It appears that the boy, when about eleven years of age, was sent to the Dundee Industrial School on the 8th of May 1871, as being within the provisions of the 14th section of the Industrial Schools Act, and the warrant for his committal was admittedly ex facie regular. It specifies his age, states that he is subject to the provisions of the 14th section, and orders that he is to be detained until he attains the age of fifteen years. All that is precisely in terms of the schedule of the statute, and one of the clauses of the statute provides that when an order of commitment is made in terms of that schedule it shall be deemed sufficient.

The boy has been educated at the school, and recently, although he has not been discharged, he has been allowed to work out of doors, and must now have attained the age of fifteen.

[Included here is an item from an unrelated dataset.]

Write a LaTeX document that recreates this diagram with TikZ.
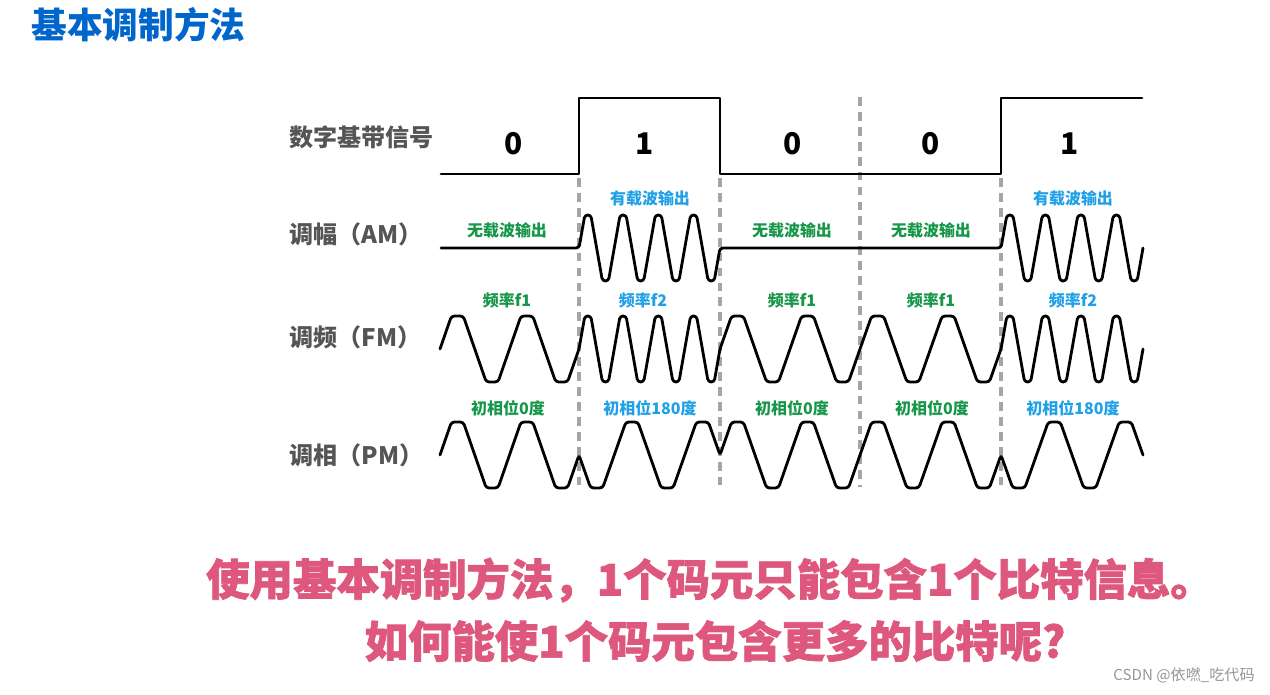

The authority for the Treasury advancing money for the support of children committed to industrial schools is contained in the 35th section of the statute, which is as follows:-"The Commissioners of Her Majesty's Treasury may from time to time contribute, out of money provided by Parliament for the purpose, such sums as the Secretary of State from time to time thinks fit to recommend towards the custody and maintenance of children detained in certified industrial schools, provided that such contribution shall not exceed 2s. per head per week for children detained on the application of their parents, step parents, or guardians." Then the 38th section provides that "where a child sent to a certified industrial school under this Act is, at the time of his being so sent, or within three months then last past, has been chargeable to any parish, the parochial board and inspector of the poor of the parish of the settlement of such child, if the settlement of the child is in any parish in Scotland, shall, as long as he continues so chargeable, be liable to repay to the Commissioners of Her Majesty's Treasury all expenses incurred in maintaining him at school under this Act, to an amount not exceeding five shillings per week."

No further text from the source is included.